## [Stated exercise]
Reproduce precisely the lines of the listing below, starting with the line that contains "Output the component" and stopping after the line that contains "import * as"; include nothing else.

## [Records for this task]

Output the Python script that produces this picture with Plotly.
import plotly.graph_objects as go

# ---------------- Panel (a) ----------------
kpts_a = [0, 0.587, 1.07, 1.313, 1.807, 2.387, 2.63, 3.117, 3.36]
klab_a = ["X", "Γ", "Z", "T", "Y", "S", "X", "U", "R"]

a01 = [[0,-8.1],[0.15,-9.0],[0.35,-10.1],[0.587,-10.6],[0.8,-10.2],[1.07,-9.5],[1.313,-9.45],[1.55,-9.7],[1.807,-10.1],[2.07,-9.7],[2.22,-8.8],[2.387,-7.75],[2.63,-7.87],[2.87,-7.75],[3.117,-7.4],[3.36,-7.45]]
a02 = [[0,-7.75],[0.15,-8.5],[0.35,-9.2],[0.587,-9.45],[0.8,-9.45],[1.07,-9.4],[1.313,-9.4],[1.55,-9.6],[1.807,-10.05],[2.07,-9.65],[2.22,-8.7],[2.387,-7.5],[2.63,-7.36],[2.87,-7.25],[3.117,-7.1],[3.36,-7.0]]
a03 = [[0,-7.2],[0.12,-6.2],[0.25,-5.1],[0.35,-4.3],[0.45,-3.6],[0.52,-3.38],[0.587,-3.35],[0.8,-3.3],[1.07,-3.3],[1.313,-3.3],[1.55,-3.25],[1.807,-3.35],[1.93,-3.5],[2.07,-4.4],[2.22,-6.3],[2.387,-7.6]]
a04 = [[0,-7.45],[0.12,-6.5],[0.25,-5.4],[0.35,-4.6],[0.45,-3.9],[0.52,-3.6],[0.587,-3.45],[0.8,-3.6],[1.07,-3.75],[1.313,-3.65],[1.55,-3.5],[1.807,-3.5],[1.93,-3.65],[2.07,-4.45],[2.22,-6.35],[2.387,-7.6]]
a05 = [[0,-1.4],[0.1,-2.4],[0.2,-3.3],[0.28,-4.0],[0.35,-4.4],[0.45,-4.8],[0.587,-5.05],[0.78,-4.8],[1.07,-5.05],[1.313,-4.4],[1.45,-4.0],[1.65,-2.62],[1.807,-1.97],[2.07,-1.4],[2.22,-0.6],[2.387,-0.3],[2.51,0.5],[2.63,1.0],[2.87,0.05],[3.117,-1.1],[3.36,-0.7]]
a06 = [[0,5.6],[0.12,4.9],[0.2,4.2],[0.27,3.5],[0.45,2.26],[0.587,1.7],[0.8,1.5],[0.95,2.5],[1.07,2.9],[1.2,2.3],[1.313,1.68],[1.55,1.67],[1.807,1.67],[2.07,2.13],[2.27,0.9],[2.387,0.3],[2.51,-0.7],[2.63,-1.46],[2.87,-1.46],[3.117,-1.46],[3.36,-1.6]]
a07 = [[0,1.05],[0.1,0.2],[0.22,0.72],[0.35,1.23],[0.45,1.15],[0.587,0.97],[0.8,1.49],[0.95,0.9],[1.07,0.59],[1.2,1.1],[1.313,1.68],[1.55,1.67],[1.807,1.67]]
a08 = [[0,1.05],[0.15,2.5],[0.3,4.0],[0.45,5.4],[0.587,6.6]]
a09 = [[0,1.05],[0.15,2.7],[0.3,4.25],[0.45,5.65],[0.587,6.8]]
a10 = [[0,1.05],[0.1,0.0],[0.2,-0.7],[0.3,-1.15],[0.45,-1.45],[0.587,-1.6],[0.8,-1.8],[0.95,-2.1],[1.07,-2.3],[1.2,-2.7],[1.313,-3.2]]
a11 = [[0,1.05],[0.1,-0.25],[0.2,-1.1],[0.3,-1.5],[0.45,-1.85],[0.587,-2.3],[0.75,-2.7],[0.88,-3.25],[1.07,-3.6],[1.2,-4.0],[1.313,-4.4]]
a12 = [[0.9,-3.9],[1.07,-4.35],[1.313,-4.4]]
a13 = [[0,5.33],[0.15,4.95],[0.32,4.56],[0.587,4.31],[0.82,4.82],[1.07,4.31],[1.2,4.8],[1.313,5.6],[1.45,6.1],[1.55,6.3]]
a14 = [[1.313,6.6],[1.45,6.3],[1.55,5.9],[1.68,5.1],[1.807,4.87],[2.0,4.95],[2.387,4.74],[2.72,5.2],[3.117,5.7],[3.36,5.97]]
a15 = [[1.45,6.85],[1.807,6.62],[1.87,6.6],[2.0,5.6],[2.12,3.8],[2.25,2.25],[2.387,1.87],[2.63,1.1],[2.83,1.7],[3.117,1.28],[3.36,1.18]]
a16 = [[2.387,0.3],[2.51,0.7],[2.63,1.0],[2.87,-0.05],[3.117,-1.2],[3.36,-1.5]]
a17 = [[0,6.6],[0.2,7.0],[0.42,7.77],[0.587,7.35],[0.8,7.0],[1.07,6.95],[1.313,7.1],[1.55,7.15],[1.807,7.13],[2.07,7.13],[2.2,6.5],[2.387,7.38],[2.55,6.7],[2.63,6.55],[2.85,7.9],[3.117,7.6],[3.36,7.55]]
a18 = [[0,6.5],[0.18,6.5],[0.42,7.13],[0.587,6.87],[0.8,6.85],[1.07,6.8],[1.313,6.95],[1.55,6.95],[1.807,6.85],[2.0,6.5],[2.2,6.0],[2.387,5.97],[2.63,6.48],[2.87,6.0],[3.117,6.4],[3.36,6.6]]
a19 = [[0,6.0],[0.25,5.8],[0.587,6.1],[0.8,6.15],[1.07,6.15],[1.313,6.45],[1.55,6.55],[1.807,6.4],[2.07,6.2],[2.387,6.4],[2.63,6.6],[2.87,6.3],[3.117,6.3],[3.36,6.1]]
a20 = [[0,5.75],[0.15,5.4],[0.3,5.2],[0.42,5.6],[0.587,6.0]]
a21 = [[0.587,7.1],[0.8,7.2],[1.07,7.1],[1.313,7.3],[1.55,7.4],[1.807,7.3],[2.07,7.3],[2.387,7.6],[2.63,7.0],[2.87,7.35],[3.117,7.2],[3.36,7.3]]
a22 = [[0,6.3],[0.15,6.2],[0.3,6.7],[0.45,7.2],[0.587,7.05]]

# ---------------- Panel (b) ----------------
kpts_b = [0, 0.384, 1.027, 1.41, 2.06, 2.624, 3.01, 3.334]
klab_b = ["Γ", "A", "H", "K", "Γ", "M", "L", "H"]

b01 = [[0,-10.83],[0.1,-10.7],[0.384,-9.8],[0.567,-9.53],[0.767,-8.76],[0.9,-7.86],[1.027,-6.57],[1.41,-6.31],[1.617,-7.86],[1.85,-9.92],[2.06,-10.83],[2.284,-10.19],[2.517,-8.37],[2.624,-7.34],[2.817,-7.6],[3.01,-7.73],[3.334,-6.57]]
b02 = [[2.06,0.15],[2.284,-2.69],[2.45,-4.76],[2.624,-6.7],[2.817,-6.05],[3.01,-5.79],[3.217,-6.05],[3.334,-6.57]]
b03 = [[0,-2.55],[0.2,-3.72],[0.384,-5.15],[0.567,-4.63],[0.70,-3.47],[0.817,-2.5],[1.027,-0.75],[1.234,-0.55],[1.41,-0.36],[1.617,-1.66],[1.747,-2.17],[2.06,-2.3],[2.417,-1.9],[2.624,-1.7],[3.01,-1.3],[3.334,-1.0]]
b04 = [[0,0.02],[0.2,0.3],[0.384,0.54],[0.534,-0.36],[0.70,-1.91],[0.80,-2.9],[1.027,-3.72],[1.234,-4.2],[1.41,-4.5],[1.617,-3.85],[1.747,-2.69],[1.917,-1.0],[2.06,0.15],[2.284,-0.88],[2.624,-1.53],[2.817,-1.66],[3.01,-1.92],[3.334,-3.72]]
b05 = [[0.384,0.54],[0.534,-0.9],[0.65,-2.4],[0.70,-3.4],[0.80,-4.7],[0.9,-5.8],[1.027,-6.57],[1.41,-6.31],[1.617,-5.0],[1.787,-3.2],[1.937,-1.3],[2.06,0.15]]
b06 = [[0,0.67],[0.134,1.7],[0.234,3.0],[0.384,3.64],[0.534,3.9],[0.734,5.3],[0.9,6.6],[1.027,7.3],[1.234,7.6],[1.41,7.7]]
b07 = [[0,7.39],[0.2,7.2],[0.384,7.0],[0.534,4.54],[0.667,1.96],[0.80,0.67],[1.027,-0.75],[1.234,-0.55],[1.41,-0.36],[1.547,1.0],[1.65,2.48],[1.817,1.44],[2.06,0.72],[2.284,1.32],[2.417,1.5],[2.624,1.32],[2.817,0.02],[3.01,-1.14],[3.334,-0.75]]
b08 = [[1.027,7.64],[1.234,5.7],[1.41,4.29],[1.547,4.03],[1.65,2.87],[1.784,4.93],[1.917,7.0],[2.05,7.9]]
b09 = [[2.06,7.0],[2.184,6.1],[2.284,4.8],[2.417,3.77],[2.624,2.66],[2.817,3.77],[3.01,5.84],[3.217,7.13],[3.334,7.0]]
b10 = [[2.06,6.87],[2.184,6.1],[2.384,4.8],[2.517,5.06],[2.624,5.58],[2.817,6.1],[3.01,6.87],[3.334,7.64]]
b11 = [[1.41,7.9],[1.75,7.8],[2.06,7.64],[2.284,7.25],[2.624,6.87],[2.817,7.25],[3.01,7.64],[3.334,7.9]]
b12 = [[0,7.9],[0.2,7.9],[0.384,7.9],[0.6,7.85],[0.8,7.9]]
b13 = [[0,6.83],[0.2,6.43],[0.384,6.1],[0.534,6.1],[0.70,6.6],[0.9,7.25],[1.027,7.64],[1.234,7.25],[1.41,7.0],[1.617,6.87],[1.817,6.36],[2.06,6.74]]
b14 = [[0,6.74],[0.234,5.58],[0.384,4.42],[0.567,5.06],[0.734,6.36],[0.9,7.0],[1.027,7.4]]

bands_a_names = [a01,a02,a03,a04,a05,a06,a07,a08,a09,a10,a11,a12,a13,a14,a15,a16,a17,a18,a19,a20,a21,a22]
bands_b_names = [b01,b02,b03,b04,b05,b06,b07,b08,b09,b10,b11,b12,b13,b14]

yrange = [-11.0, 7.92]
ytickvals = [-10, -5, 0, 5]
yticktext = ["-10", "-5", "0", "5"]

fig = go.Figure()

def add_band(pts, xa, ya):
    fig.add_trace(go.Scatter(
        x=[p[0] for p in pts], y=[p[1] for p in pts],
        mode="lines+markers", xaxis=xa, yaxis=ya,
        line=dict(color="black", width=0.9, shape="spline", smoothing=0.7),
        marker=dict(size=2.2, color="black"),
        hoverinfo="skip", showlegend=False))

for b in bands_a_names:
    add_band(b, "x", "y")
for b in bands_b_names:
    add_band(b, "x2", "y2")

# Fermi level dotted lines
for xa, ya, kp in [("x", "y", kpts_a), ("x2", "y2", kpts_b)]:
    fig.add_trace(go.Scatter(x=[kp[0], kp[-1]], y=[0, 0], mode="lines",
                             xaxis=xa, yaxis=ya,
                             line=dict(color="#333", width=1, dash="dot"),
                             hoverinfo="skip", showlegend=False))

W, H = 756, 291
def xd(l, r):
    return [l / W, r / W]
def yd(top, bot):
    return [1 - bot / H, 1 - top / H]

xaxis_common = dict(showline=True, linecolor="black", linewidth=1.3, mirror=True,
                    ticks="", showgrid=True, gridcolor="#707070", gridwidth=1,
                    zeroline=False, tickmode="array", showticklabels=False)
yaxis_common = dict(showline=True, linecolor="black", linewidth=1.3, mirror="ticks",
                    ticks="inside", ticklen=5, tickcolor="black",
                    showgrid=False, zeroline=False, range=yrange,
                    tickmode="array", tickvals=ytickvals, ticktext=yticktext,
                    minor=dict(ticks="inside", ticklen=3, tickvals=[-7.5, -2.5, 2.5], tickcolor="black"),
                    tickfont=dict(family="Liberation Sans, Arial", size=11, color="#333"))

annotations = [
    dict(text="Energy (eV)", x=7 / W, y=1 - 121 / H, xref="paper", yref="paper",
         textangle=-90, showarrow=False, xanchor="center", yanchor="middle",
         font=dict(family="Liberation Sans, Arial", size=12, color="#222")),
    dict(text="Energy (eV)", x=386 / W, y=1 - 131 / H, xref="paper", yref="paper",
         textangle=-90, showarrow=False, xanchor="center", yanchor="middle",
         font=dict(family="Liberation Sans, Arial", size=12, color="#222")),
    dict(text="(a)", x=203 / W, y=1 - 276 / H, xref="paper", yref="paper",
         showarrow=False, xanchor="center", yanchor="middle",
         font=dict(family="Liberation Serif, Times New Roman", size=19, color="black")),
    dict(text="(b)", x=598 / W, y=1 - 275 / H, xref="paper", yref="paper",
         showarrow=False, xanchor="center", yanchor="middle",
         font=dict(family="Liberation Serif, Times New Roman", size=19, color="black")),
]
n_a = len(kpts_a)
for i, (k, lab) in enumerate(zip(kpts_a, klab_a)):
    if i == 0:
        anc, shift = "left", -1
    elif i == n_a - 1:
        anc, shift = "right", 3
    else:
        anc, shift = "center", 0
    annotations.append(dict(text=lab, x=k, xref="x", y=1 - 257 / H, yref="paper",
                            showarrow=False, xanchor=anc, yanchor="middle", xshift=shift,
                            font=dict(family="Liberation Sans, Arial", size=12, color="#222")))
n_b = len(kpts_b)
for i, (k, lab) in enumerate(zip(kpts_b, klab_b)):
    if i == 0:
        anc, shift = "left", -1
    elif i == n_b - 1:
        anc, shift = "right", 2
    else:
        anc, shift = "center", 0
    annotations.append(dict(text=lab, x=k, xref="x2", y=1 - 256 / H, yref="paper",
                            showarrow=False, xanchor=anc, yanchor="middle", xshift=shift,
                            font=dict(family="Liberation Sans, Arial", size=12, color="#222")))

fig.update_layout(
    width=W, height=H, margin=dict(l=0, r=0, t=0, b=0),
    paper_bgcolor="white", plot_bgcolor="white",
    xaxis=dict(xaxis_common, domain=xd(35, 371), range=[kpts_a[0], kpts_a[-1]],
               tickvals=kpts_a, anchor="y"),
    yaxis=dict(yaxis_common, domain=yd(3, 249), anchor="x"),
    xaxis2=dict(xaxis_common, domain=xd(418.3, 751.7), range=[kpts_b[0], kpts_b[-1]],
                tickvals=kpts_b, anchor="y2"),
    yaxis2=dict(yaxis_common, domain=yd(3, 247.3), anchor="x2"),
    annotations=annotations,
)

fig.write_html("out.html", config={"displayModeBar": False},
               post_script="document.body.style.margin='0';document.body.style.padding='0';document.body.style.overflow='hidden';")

--

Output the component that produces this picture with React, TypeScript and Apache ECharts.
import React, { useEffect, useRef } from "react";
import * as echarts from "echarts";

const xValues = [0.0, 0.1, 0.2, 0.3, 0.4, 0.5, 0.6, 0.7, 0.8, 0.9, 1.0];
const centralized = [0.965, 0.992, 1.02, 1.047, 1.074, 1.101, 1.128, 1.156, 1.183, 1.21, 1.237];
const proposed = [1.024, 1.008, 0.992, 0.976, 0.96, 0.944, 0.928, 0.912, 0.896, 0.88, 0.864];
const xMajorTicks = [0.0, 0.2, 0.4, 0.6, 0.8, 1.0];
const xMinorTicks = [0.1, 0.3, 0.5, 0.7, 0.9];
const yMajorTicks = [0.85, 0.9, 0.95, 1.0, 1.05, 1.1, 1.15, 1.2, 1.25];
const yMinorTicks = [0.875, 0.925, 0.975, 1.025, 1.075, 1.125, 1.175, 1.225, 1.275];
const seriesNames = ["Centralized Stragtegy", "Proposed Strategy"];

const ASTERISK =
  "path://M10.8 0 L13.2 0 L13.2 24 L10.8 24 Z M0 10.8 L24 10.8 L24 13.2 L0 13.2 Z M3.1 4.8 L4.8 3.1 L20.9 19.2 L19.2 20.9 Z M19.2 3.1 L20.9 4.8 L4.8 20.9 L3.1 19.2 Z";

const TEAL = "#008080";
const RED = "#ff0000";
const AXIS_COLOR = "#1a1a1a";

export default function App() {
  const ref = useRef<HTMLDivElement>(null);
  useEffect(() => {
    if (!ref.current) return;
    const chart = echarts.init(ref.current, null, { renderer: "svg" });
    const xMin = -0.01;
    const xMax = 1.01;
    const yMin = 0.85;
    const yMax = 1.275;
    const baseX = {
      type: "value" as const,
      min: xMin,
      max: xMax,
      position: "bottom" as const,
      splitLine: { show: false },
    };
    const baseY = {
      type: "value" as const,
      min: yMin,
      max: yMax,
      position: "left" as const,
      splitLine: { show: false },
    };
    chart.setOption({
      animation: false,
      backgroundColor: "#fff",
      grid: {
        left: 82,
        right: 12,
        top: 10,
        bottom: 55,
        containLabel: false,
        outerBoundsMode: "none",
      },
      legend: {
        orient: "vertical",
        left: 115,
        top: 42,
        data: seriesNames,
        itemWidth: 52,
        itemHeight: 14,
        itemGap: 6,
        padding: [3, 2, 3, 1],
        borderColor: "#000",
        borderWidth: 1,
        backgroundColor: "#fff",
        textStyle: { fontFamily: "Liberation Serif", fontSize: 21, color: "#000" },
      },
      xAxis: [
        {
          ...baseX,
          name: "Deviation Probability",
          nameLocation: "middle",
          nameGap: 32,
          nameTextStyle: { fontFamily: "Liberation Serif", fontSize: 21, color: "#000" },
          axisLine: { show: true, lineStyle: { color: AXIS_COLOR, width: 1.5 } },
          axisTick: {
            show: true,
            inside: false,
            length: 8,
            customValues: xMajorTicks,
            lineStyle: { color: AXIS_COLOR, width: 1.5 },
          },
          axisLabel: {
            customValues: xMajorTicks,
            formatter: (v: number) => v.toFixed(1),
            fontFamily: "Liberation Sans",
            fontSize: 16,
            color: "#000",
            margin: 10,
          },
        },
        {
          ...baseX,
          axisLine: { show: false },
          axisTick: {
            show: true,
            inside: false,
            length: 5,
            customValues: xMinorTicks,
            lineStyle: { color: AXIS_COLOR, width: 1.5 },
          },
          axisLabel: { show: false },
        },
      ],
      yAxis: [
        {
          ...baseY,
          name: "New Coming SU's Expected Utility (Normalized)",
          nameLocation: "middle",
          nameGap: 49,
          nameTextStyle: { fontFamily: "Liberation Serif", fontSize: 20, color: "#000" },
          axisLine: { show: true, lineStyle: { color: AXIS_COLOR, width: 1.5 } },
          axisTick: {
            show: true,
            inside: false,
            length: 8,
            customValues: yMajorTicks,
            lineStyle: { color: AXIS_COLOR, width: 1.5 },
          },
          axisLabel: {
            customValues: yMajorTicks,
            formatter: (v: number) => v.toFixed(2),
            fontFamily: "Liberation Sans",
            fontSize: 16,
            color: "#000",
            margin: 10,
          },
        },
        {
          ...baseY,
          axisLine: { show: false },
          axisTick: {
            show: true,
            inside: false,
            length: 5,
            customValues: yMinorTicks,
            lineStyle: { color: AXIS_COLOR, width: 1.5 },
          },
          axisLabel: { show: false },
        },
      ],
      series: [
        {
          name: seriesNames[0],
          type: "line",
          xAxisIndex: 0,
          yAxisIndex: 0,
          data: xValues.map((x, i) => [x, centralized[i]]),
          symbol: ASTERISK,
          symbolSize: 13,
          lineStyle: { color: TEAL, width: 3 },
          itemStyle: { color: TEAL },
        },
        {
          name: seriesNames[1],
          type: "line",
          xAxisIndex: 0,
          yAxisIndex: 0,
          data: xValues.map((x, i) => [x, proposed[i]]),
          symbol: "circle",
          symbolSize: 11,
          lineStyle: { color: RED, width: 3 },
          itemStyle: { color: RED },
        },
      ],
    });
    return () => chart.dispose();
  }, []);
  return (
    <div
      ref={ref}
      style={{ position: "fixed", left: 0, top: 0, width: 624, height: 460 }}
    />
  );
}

--

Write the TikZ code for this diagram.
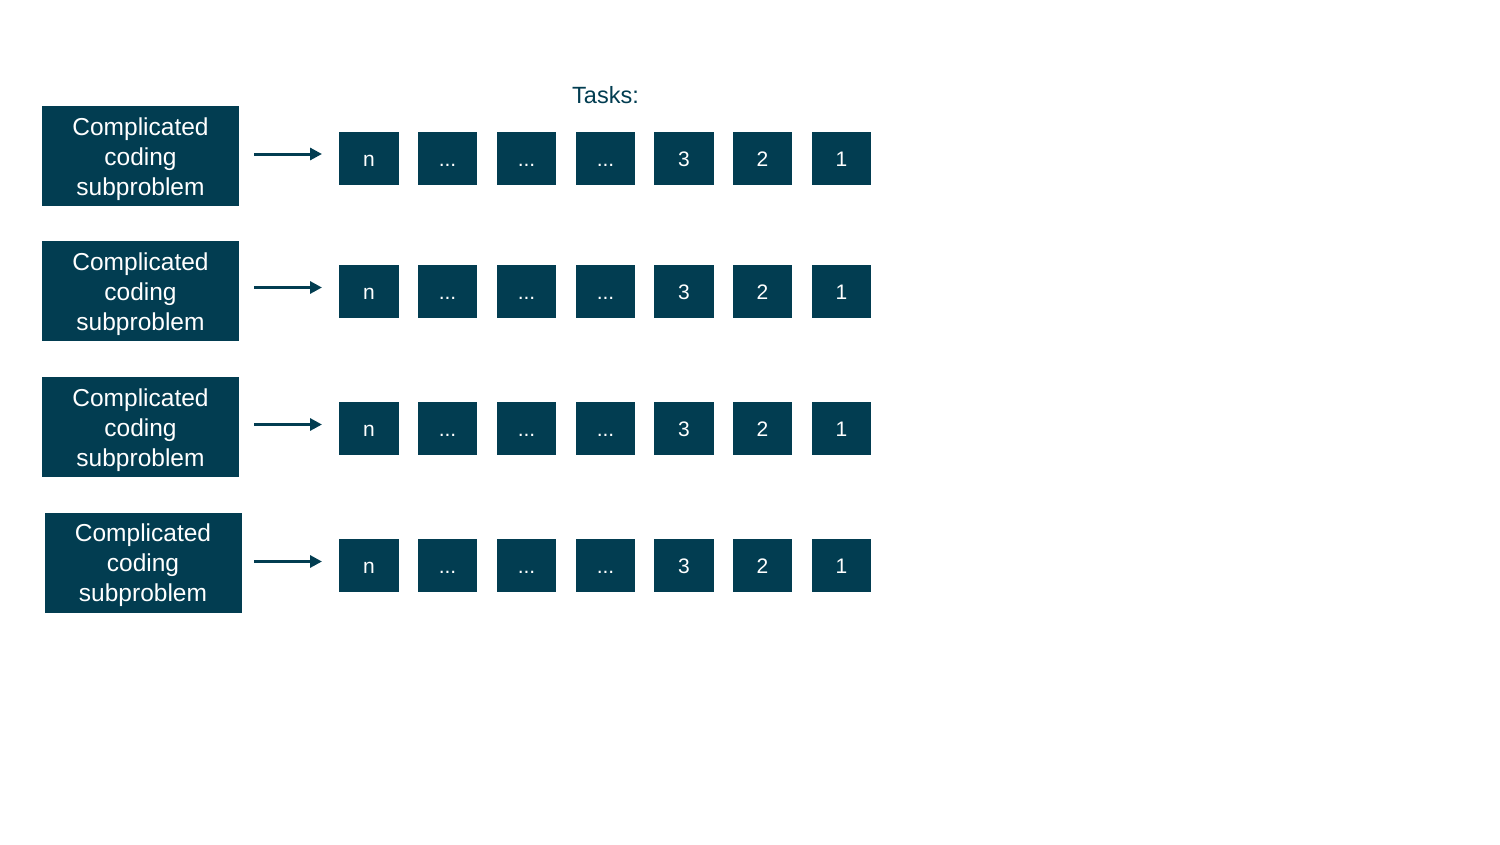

## [Expected output]
Output the component that produces this picture with React, TypeScript and Apache ECharts.
import React, { useEffect, useRef } from "react";
import * as echarts from "echarts";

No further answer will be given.